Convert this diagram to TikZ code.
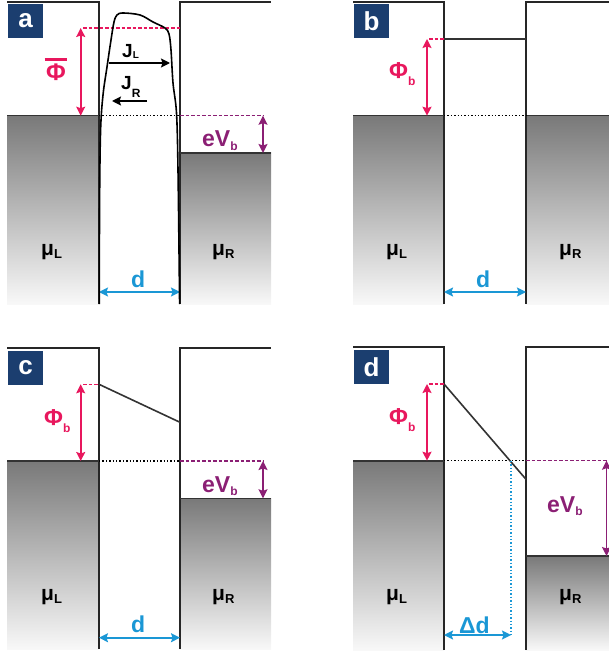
\documentclass[tikz,border=0pt]{standalone}
\usepackage{fontspec}
\setmainfont{Liberation Sans}
\usetikzlibrary{arrows.meta}
\definecolor{navy}{HTML}{1B3E6F}
\definecolor{pinkc}{HTML}{E8175D}
\definecolor{purp}{HTML}{8B1F74}
\definecolor{bluec}{HTML}{1A97D5}
\definecolor{gtop}{HTML}{797979}
\definecolor{gbot}{HTML}{F8F8F8}
\newcommand\sbs[3][3pt]{\raisebox{-#1}{\fontsize{#2}{#2}\selectfont #3}}
\newcommand\barphi{\setbox0=\hbox{Φ}\dimen0=\wd0 \advance\dimen0 by 3pt \vbox{\hrule width\dimen0 height 2.4pt\kern3.5pt\hbox to\dimen0{\hss\box0\hss}}}
\tikzset{
  panellbl/.style={fill=navy, text=white, minimum width=35pt, minimum height=34pt, inner sep=0pt, font=\fontsize{26}{26}\selectfont\bfseries},
  wall/.style={line width=1.8pt, black!85},
  lvl/.style={line width=1.6pt, black!80},
  metal/.style={top color=gtop, bottom color=gbot},
  big/.style={font=\fontsize{23}{25}\selectfont\bfseries, inner sep=0pt, anchor=base west},
  mu/.style={font=\fontsize{21}{23}\selectfont\bfseries, inner sep=0pt, anchor=base west},
  jtxt/.style={font=\fontsize{19}{21}\selectfont\bfseries, inner sep=0pt, anchor=base west},
  tip/.tip={Stealth[length=9pt,width=9pt,inset=1.5pt]},
  dbl/.style={tip-tip, line width=1.6pt},
  sgl/.style={-tip, line width=1.6pt},
  dotline/.style={line width=1.5pt, dash pattern=on 1.4pt off 2pt},
  dashline/.style={line width=1.4pt, dash pattern=on 3.5pt off 2pt},
}
\begin{document}
\begin{tikzpicture}[x=1pt,y=-1pt]
\useasboundingbox (0,0) rectangle (609,655);

% ================= panel a =================
\shade[metal] (7,115.7) rectangle (99,304);
\shade[metal] (180,153) rectangle (271,304);
\coordinate (aTL) at (7,2.3);
\coordinate (aTLc) at (99,2.3);
\coordinate (aBL) at (99,304);
\coordinate (aTR) at (271,2.3);
\coordinate (aTRc) at (180,2.3);
\coordinate (aBR) at (180,304);
\coordinate (aFL0) at (7,115.7);
\coordinate (aFL) at (99,115.7);
\coordinate (aFR) at (180,115.7);
\coordinate (aFRe) at (263,115.7);
\coordinate (aR0) at (180,153);
\coordinate (aR1) at (271,153);
\coordinate (aPt) at (83,28);
\coordinate (aPr) at (180,28);
\coordinate (aPa) at (80.7,28);
\coordinate (aPb) at (80.7,115.7);
\coordinate (aVa) at (263,115.7);
\coordinate (aVb) at (263,153);
\coordinate (aDa) at (99,292);
\coordinate (aDb) at (180,292);
\draw[wall] (aTL) -- (aTLc) -- (aBL);
\draw[wall] (aBR) -- (aTRc) -- (aTR);
\draw[lvl] (aFL0) -- (aFL);
\draw[lvl] (aR0) -- (aR1);
\draw[dotline] (aFL) -- (aFR);
\draw[dashline, purp] (aFR) -- (aFRe);
\draw[dashline, pinkc] (aPt) -- (aPr);
\draw[dbl, pinkc] (aPa) -- (aPb);
\draw[dbl, purp] (aVa) -- (aVb);
\draw[dbl, bluec] (aDa) -- (aDb);
\draw[line width=1.6pt] plot[smooth, tension=0.55] coordinates {(99.3,304) (99.6,200) (100.6,130) (103,95) (107,67) (111,40) (114,22) (117,15) (123,13) (140,15) (153,22) (165,28) (169,34) (171,50) (173,83) (176.5,113) (178,170) (179.6,304)};
\coordinate (aJLa) at (109,63);
\coordinate (aJLb) at (170,63);
\coordinate (aJRa) at (147,101);
\coordinate (aJRb) at (112,101);
\draw[sgl] (aJLa) -- (aJLb);
\draw[sgl] (aJRa) -- (aJRb);
\node[panellbl] (la) at (25.5,21) {a};
\node[big, pinkc, anchor=base, font=\fontsize{24}{26}\selectfont\bfseries] (aphi) at (56,81) {\barphi};
\node[jtxt] (ajl) at (122,58) {J\sbs[1pt]{10}{L}};
\node[jtxt] (ajr) at (121,90) {J\sbs[8pt]{12}{R}};
\node[big, purp] (aev) at (202,147) {eV\sbs{12}{b}};
\node[mu] (amul) at (41,255) {μ\sbs{13}{L}};
\node[mu] (amur) at (212,255) {μ\sbs{13}{R}};
\node[big, bluec] (ad) at (131,287) {d};

% ================= panel b =================
\shade[metal] (353,115.7) rectangle (444,304);
\shade[metal] (526,115.7) rectangle (609,304);
\coordinate (bTL) at (353,2.3);
\coordinate (bTLc) at (444,2.3);
\coordinate (bBL) at (444,304);
\coordinate (bTR) at (609,2.3);
\coordinate (bTRc) at (526,2.3);
\coordinate (bBR) at (526,304);
\coordinate (bFL0) at (353,115.7);
\coordinate (bFL) at (444,115.7);
\coordinate (bFR) at (526,115.7);
\coordinate (bFR1) at (609,115.7);
\coordinate (bBa) at (444,39);
\coordinate (bBb) at (526,39);
\coordinate (bPt) at (429,39);
\coordinate (bPa) at (427,39);
\coordinate (bPb) at (427,115.7);
\coordinate (bDa) at (444,292);
\coordinate (bDb) at (526,292);
\draw[wall] (bTL) -- (bTLc) -- (bBL);
\draw[wall] (bBR) -- (bTRc) -- (bTR);
\draw[lvl] (bFL0) -- (bFL);
\draw[lvl] (bFR) -- (bFR1);
\draw[dotline] (bFL) -- (bFR);
\draw[lvl] (bBa) -- (bBb);
\draw[dashline, pinkc] (bPt) -- (bBa);
\draw[dbl, pinkc] (bPa) -- (bPb);
\draw[dbl, bluec] (bDa) -- (bDb);
\node[panellbl] (lb) at (371.5,21.5) {b};
\node[big, pinkc] (bphi) at (389,79) {Φ\sbs[7pt]{12}{b}};
\node[mu] (bmul) at (386,255) {μ\sbs{13}{L}};
\node[mu] (bmur) at (559,255) {μ\sbs{13}{R}};
\node[big, bluec] (bd) at (476,287) {d};

% ================= panel c =================
\shade[metal] (7,461) rectangle (99,649);
\shade[metal] (180,498.3) rectangle (271,649);
\coordinate (cTL) at (7,347.7);
\coordinate (cTLc) at (99,347.7);
\coordinate (cBL) at (99,649);
\coordinate (cTR) at (271,347.7);
\coordinate (cTRc) at (180,347.7);
\coordinate (cBR) at (180,649);
\coordinate (cFL0) at (7,461);
\coordinate (cFL) at (99,461);
\coordinate (cFR) at (180,461);
\coordinate (cFRe) at (263,461);
\coordinate (cR0) at (180,498.3);
\coordinate (cR1) at (271,498.3);
\coordinate (cBa) at (99,384.3);
\coordinate (cBb) at (180,422.3);
\coordinate (cPt) at (83,384.3);
\coordinate (cPa) at (80.7,384.3);
\coordinate (cPb) at (80.7,461);
\coordinate (cVa) at (263,461);
\coordinate (cVb) at (263,498.3);
\coordinate (cDa) at (99,637.7);
\coordinate (cDb) at (180,637.7);
\draw[wall] (cTL) -- (cTLc) -- (cBL);
\draw[wall] (cBR) -- (cTRc) -- (cTR);
\draw[lvl] (cFL0) -- (cFL);
\draw[lvl] (cR0) -- (cR1);
\draw[dotline] (cFL) -- (cFR);
\draw[dashline, purp] (cFR) -- (cFRe);
\draw[lvl] (cBa) -- (cBb);
\draw[dashline, pinkc] (cPt) -- (cBa);
\draw[dbl, pinkc] (cPa) -- (cPb);
\draw[dbl, purp] (cVa) -- (cVb);
\draw[dbl, bluec] (cDa) -- (cDb);
\node[panellbl] (lc) at (25.5,367.5) {c};
\node[big, pinkc] (cphi) at (44,425) {Φ\sbs[7pt]{12}{b}};
\node[big, purp] (cev) at (202,492) {eV\sbs{12}{b}};
\node[mu] (cmul) at (41,600) {μ\sbs{13}{L}};
\node[mu] (cmur) at (212,600) {μ\sbs{13}{R}};
\node[big, bluec] (cd) at (131,632) {d};

% ================= panel d =================
\shade[metal] (353,460.7) rectangle (444,650);
\shade[metal] (526,556) rectangle (609,650);
\coordinate (dTL) at (353,347.3);
\coordinate (dTLc) at (444,347.3);
\coordinate (dBL) at (444,650);
\coordinate (dTR) at (609,347.3);
\coordinate (dTRc) at (526,347.3);
\coordinate (dBR) at (526,650);
\coordinate (dFL0) at (353,460.7);
\coordinate (dFL) at (444,460.7);
\coordinate (dFR) at (526,460.7);
\coordinate (dFRe) at (609,460.7);
\coordinate (dR0) at (526,556);
\coordinate (dR1) at (609,556);
\coordinate (dBa) at (444,384);
\coordinate (dBb) at (526,479.3);
\coordinate (dPt) at (429,384);
\coordinate (dPa) at (427,384);
\coordinate (dPb) at (427,460.7);
\coordinate (dVa) at (606.5,460.7);
\coordinate (dVb) at (606.5,556);
\coordinate (dXa) at (511,460.7);
\coordinate (dXb) at (511,635);
\coordinate (dDa) at (444,635);
\draw[wall] (dTL) -- (dTLc) -- (dBL);
\draw[wall] (dBR) -- (dTRc) -- (dTR);
\draw[lvl] (dFL0) -- (dFL);
\draw[lvl] (dR0) -- (dR1);
\draw[dotline] (dFL) -- (dFR);
\draw[dashline, purp] (dFR) -- (dFRe);
\draw[lvl] (dBa) -- (dBb);
\draw[dashline, pinkc] (dPt) -- (dBa);
\draw[dbl, pinkc] (dPa) -- (dPb);
\draw[dbl, purp] (dVa) -- (dVb);
\draw[dotline, bluec] (dXa) -- (dXb);
\draw[dbl, bluec] (dDa) -- (dXb);
\node[panellbl] (ld) at (371.5,367) {d};
\node[big, pinkc] (dphi) at (389,424) {Φ\sbs[7pt]{12}{b}};
\node[big, purp] (dev) at (547,512) {eV\sbs{12}{b}};
\node[mu] (dmul) at (386,600) {μ\sbs{13}{L}};
\node[mu] (dmur) at (559,600) {μ\sbs{13}{R}};
\node[big, bluec] (ddd) at (459,633) {Δd};
\end{tikzpicture}
\end{document}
* * *
Exercise aim:
Only the lines from the top of the data through the line with "(0,0) rectangle (609,655);" should be quoted, exactly and with both ends kept; skip the pictures.

Solution for this task:
Convert this diagram to TikZ code.
\documentclass[tikz,border=0pt]{standalone}
\usepackage{fontspec}
\setmainfont{Liberation Sans}
\usetikzlibrary{arrows.meta}
\definecolor{navy}{HTML}{1B3E6F}
\definecolor{pinkc}{HTML}{E8175D}
\definecolor{purp}{HTML}{8B1F74}
\definecolor{bluec}{HTML}{1A97D5}
\definecolor{gtop}{HTML}{797979}
\definecolor{gbot}{HTML}{F8F8F8}
\newcommand\sbs[3][3pt]{\raisebox{-#1}{\fontsize{#2}{#2}\selectfont #3}}
\newcommand\barphi{\setbox0=\hbox{Φ}\dimen0=\wd0 \advance\dimen0 by 3pt \vbox{\hrule width\dimen0 height 2.4pt\kern3.5pt\hbox to\dimen0{\hss\box0\hss}}}
\tikzset{
  panellbl/.style={fill=navy, text=white, minimum width=35pt, minimum height=34pt, inner sep=0pt, font=\fontsize{26}{26}\selectfont\bfseries},
  wall/.style={line width=1.8pt, black!85},
  lvl/.style={line width=1.6pt, black!80},
  metal/.style={top color=gtop, bottom color=gbot},
  big/.style={font=\fontsize{23}{25}\selectfont\bfseries, inner sep=0pt, anchor=base west},
  mu/.style={font=\fontsize{21}{23}\selectfont\bfseries, inner sep=0pt, anchor=base west},
  jtxt/.style={font=\fontsize{19}{21}\selectfont\bfseries, inner sep=0pt, anchor=base west},
  tip/.tip={Stealth[length=9pt,width=9pt,inset=1.5pt]},
  dbl/.style={tip-tip, line width=1.6pt},
  sgl/.style={-tip, line width=1.6pt},
  dotline/.style={line width=1.5pt, dash pattern=on 1.4pt off 2pt},
  dashline/.style={line width=1.4pt, dash pattern=on 3.5pt off 2pt},
}
\begin{document}
\begin{tikzpicture}[x=1pt,y=-1pt]
\useasboundingbox (0,0) rectangle (609,655);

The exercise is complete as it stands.